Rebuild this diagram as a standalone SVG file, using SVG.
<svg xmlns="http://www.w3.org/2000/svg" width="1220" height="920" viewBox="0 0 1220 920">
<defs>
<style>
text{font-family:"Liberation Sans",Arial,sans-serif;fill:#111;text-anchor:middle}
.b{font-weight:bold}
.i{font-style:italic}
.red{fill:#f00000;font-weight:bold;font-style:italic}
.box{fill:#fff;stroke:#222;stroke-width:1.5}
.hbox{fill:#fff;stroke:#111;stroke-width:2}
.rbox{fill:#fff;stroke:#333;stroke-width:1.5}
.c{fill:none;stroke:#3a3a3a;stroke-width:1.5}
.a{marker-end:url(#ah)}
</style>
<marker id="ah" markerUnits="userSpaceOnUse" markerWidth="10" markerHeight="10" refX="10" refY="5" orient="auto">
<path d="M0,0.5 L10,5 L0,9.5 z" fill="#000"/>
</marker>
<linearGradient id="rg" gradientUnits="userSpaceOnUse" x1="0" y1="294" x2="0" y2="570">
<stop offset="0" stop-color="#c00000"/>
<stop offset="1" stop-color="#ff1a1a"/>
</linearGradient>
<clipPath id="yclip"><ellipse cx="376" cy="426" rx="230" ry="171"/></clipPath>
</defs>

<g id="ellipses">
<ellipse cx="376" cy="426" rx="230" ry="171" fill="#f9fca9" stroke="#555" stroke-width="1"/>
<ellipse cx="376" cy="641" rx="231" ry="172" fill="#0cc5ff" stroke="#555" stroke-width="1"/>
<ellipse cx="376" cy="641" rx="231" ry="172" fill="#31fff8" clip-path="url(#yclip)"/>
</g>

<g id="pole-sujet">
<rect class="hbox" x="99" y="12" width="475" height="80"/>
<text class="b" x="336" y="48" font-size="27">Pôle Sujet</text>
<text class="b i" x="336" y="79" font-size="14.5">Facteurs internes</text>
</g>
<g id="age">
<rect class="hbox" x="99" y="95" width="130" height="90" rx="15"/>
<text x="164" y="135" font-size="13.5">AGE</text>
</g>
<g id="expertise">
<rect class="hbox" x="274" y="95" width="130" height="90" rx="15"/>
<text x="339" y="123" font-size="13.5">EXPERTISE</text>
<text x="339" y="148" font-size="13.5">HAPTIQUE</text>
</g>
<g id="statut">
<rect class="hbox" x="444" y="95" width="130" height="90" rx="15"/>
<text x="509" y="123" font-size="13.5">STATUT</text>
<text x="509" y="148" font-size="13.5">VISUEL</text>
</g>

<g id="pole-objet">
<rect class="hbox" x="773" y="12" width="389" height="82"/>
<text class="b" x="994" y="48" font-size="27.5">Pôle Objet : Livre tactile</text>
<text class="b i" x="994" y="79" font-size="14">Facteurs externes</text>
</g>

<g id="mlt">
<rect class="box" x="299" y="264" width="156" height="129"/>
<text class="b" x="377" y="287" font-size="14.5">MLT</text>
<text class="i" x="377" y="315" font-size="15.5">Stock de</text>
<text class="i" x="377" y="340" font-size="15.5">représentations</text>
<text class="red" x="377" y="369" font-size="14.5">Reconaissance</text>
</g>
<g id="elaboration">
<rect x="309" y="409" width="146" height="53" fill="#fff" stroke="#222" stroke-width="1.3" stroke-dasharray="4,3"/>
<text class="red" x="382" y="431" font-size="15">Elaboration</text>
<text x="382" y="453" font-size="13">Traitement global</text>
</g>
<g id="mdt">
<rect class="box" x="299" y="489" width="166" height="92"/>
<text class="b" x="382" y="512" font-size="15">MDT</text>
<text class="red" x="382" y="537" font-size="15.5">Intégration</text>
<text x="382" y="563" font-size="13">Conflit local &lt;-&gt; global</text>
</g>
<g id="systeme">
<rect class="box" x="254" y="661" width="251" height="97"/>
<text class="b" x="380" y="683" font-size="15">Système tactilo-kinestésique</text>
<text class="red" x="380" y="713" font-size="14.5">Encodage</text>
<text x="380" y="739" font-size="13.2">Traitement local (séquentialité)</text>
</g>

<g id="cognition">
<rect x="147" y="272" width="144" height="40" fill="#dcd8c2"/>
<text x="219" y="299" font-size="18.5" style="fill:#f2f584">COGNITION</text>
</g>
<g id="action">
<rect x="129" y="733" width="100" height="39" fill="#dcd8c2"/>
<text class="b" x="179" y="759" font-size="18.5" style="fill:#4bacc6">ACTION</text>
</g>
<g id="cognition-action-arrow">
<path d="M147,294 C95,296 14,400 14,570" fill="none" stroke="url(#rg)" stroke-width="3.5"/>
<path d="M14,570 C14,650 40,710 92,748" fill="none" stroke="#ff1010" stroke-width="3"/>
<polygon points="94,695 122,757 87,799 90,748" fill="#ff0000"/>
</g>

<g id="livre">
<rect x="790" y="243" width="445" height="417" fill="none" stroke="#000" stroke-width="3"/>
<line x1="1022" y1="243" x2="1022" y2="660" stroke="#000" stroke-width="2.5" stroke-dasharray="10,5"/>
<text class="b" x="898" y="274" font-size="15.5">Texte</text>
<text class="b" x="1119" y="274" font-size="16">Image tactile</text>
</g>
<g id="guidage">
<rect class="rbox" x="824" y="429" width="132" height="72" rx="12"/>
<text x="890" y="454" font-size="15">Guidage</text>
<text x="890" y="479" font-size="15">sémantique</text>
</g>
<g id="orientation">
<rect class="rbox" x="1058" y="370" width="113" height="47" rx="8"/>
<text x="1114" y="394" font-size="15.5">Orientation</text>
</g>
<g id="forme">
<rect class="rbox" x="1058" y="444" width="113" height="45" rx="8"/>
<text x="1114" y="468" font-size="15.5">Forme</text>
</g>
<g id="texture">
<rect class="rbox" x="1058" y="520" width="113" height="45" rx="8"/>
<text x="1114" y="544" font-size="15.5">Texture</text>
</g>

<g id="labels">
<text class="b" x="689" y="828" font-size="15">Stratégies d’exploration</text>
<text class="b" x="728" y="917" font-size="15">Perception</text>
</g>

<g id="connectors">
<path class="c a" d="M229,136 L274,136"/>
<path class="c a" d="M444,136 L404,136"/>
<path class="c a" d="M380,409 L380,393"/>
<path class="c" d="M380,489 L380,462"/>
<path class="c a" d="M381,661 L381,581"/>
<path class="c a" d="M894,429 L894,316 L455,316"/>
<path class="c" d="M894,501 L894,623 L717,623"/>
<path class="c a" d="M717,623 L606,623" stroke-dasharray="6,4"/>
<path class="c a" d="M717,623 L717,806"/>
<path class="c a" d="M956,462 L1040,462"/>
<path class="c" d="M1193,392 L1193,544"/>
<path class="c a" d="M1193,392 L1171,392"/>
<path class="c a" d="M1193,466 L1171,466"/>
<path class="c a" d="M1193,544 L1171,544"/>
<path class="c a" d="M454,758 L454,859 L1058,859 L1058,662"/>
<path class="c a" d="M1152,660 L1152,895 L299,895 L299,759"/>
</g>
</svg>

_Instructions for the task_: Transcribe every line of the data, exactly as it stands.

_Worked answer_:
Rebuild this diagram as a standalone SVG file, using SVG.
<svg xmlns="http://www.w3.org/2000/svg" width="1220" height="920" viewBox="0 0 1220 920">
<defs>
<style>
text{font-family:"Liberation Sans",Arial,sans-serif;fill:#111;text-anchor:middle}
.b{font-weight:bold}
.i{font-style:italic}
.red{fill:#f00000;font-weight:bold;font-style:italic}
.box{fill:#fff;stroke:#222;stroke-width:1.5}
.hbox{fill:#fff;stroke:#111;stroke-width:2}
.rbox{fill:#fff;stroke:#333;stroke-width:1.5}
.c{fill:none;stroke:#3a3a3a;stroke-width:1.5}
.a{marker-end:url(#ah)}
</style>
<marker id="ah" markerUnits="userSpaceOnUse" markerWidth="10" markerHeight="10" refX="10" refY="5" orient="auto">
<path d="M0,0.5 L10,5 L0,9.5 z" fill="#000"/>
</marker>
<linearGradient id="rg" gradientUnits="userSpaceOnUse" x1="0" y1="294" x2="0" y2="570">
<stop offset="0" stop-color="#c00000"/>
<stop offset="1" stop-color="#ff1a1a"/>
</linearGradient>
<clipPath id="yclip"><ellipse cx="376" cy="426" rx="230" ry="171"/></clipPath>
</defs>

<g id="ellipses">
<ellipse cx="376" cy="426" rx="230" ry="171" fill="#f9fca9" stroke="#555" stroke-width="1"/>
<ellipse cx="376" cy="641" rx="231" ry="172" fill="#0cc5ff" stroke="#555" stroke-width="1"/>
<ellipse cx="376" cy="641" rx="231" ry="172" fill="#31fff8" clip-path="url(#yclip)"/>
</g>

<g id="pole-sujet">
<rect class="hbox" x="99" y="12" width="475" height="80"/>
<text class="b" x="336" y="48" font-size="27">Pôle Sujet</text>
<text class="b i" x="336" y="79" font-size="14.5">Facteurs internes</text>
</g>
<g id="age">
<rect class="hbox" x="99" y="95" width="130" height="90" rx="15"/>
<text x="164" y="135" font-size="13.5">AGE</text>
</g>
<g id="expertise">
<rect class="hbox" x="274" y="95" width="130" height="90" rx="15"/>
<text x="339" y="123" font-size="13.5">EXPERTISE</text>
<text x="339" y="148" font-size="13.5">HAPTIQUE</text>
</g>
<g id="statut">
<rect class="hbox" x="444" y="95" width="130" height="90" rx="15"/>
<text x="509" y="123" font-size="13.5">STATUT</text>
<text x="509" y="148" font-size="13.5">VISUEL</text>
</g>

<g id="pole-objet">
<rect class="hbox" x="773" y="12" width="389" height="82"/>
<text class="b" x="994" y="48" font-size="27.5">Pôle Objet : Livre tactile</text>
<text class="b i" x="994" y="79" font-size="14">Facteurs externes</text>
</g>

<g id="mlt">
<rect class="box" x="299" y="264" width="156" height="129"/>
<text class="b" x="377" y="287" font-size="14.5">MLT</text>
<text class="i" x="377" y="315" font-size="15.5">Stock de</text>
<text class="i" x="377" y="340" font-size="15.5">représentations</text>
<text class="red" x="377" y="369" font-size="14.5">Reconaissance</text>
</g>
<g id="elaboration">
<rect x="309" y="409" width="146" height="53" fill="#fff" stroke="#222" stroke-width="1.3" stroke-dasharray="4,3"/>
<text class="red" x="382" y="431" font-size="15">Elaboration</text>
<text x="382" y="453" font-size="13">Traitement global</text>
</g>
<g id="mdt">
<rect class="box" x="299" y="489" width="166" height="92"/>
<text class="b" x="382" y="512" font-size="15">MDT</text>
<text class="red" x="382" y="537" font-size="15.5">Intégration</text>
<text x="382" y="563" font-size="13">Conflit local &lt;-&gt; global</text>
</g>
<g id="systeme">
<rect class="box" x="254" y="661" width="251" height="97"/>
<text class="b" x="380" y="683" font-size="15">Système tactilo-kinestésique</text>
<text class="red" x="380" y="713" font-size="14.5">Encodage</text>
<text x="380" y="739" font-size="13.2">Traitement local (séquentialité)</text>
</g>

<g id="cognition">
<rect x="147" y="272" width="144" height="40" fill="#dcd8c2"/>
<text x="219" y="299" font-size="18.5" style="fill:#f2f584">COGNITION</text>
</g>
<g id="action">
<rect x="129" y="733" width="100" height="39" fill="#dcd8c2"/>
<text class="b" x="179" y="759" font-size="18.5" style="fill:#4bacc6">ACTION</text>
</g>
<g id="cognition-action-arrow">
<path d="M147,294 C95,296 14,400 14,570" fill="none" stroke="url(#rg)" stroke-width="3.5"/>
<path d="M14,570 C14,650 40,710 92,748" fill="none" stroke="#ff1010" stroke-width="3"/>
<polygon points="94,695 122,757 87,799 90,748" fill="#ff0000"/>
</g>

<g id="livre">
<rect x="790" y="243" width="445" height="417" fill="none" stroke="#000" stroke-width="3"/>
<line x1="1022" y1="243" x2="1022" y2="660" stroke="#000" stroke-width="2.5" stroke-dasharray="10,5"/>
<text class="b" x="898" y="274" font-size="15.5">Texte</text>
<text class="b" x="1119" y="274" font-size="16">Image tactile</text>
</g>
<g id="guidage">
<rect class="rbox" x="824" y="429" width="132" height="72" rx="12"/>
<text x="890" y="454" font-size="15">Guidage</text>
<text x="890" y="479" font-size="15">sémantique</text>
</g>
<g id="orientation">
<rect class="rbox" x="1058" y="370" width="113" height="47" rx="8"/>
<text x="1114" y="394" font-size="15.5">Orientation</text>
</g>
<g id="forme">
<rect class="rbox" x="1058" y="444" width="113" height="45" rx="8"/>
<text x="1114" y="468" font-size="15.5">Forme</text>
</g>
<g id="texture">
<rect class="rbox" x="1058" y="520" width="113" height="45" rx="8"/>
<text x="1114" y="544" font-size="15.5">Texture</text>
</g>

<g id="labels">
<text class="b" x="689" y="828" font-size="15">Stratégies d’exploration</text>
<text class="b" x="728" y="917" font-size="15">Perception</text>
</g>

<g id="connectors">
<path class="c a" d="M229,136 L274,136"/>
<path class="c a" d="M444,136 L404,136"/>
<path class="c a" d="M380,409 L380,393"/>
<path class="c" d="M380,489 L380,462"/>
<path class="c a" d="M381,661 L381,581"/>
<path class="c a" d="M894,429 L894,316 L455,316"/>
<path class="c" d="M894,501 L894,623 L717,623"/>
<path class="c a" d="M717,623 L606,623" stroke-dasharray="6,4"/>
<path class="c a" d="M717,623 L717,806"/>
<path class="c a" d="M956,462 L1040,462"/>
<path class="c" d="M1193,392 L1193,544"/>
<path class="c a" d="M1193,392 L1171,392"/>
<path class="c a" d="M1193,466 L1171,466"/>
<path class="c a" d="M1193,544 L1171,544"/>
<path class="c a" d="M454,758 L454,859 L1058,859 L1058,662"/>
<path class="c a" d="M1152,660 L1152,895 L299,895 L299,759"/>
</g>
</svg>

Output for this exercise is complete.